Work to be completed: In the listing below, locate the line that contains "Write the matplotlib code for this chart." and the line that contains "from matplotlib.ticker import". Restate word for word those two lines and every line between them, and nothing else.

Task data:
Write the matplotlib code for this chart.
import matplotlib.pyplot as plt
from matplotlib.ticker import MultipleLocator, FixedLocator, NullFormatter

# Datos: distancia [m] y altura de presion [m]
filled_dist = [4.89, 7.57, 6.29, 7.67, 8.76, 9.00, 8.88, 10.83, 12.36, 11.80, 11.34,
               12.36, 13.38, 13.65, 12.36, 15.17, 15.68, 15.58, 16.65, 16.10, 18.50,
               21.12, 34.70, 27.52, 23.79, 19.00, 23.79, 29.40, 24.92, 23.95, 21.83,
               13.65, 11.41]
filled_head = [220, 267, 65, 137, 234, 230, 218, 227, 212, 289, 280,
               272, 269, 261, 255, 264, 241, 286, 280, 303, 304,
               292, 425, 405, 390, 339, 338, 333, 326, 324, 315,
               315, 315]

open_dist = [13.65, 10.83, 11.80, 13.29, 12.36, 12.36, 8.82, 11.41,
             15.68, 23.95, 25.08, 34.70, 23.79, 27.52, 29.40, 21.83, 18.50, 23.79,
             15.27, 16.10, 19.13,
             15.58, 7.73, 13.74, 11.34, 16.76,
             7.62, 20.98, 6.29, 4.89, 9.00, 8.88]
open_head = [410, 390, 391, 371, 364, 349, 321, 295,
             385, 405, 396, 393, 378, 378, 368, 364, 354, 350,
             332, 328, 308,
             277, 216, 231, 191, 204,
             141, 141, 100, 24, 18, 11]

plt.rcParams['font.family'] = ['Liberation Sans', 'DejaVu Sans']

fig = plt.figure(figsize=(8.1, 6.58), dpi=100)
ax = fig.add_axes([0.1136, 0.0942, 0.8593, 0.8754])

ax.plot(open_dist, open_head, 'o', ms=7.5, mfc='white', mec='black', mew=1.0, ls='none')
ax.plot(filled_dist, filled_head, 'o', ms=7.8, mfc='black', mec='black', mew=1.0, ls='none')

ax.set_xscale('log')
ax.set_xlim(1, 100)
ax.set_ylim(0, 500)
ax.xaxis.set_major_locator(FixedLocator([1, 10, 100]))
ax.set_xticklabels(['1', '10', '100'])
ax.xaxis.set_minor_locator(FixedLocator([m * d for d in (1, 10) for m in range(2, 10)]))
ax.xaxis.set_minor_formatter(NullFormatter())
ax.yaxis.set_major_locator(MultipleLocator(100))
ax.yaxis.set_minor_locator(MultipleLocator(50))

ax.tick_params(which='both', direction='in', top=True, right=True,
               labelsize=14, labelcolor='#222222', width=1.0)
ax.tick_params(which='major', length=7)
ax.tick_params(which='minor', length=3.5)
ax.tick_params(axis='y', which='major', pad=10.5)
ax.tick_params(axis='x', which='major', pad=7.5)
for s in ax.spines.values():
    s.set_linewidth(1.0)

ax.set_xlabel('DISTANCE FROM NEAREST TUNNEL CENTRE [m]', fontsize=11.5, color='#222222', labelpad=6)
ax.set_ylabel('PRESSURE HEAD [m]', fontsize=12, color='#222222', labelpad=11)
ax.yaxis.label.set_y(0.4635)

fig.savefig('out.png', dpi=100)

---

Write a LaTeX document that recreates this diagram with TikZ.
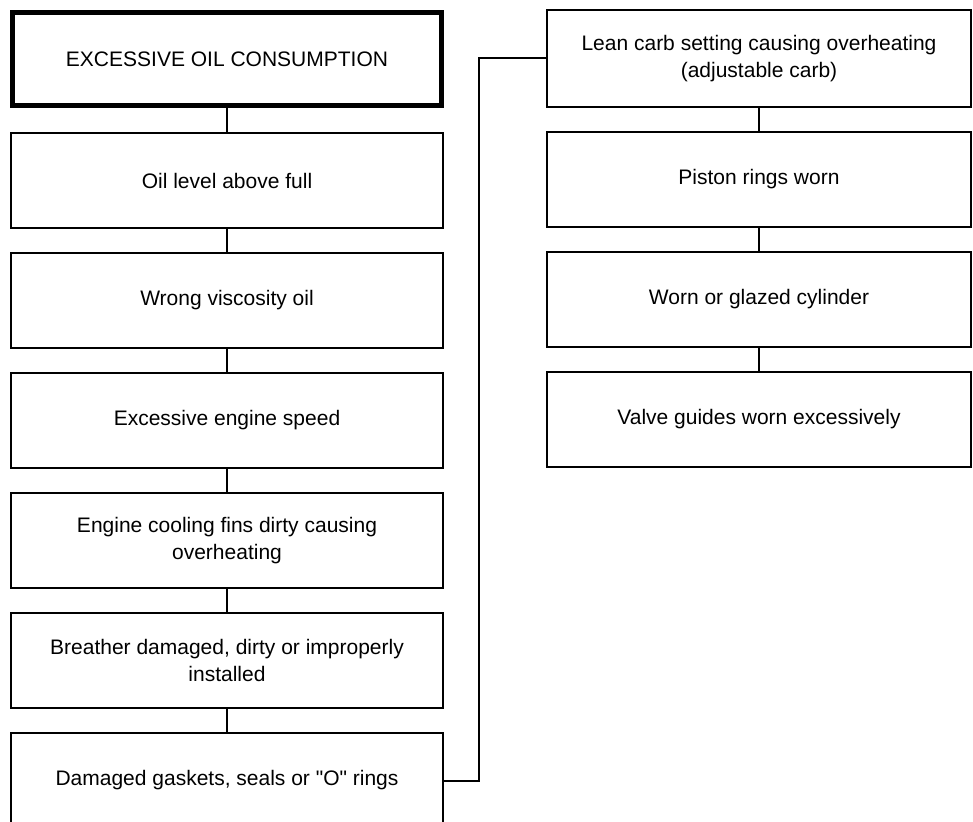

==

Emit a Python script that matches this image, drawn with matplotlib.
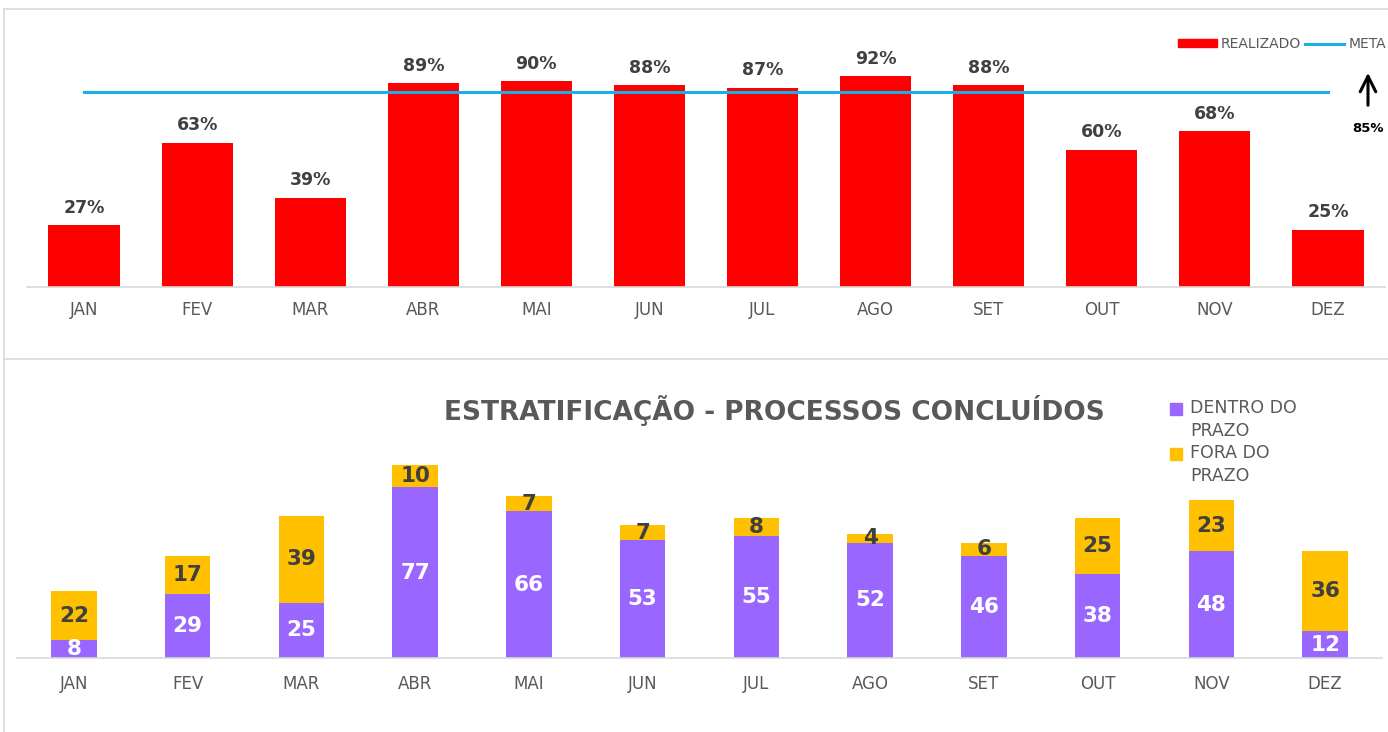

Completed task:
Write the matplotlib code for this chart.
import matplotlib.pyplot as plt
from matplotlib.ticker import MultipleLocator, FixedLocator, NullFormatter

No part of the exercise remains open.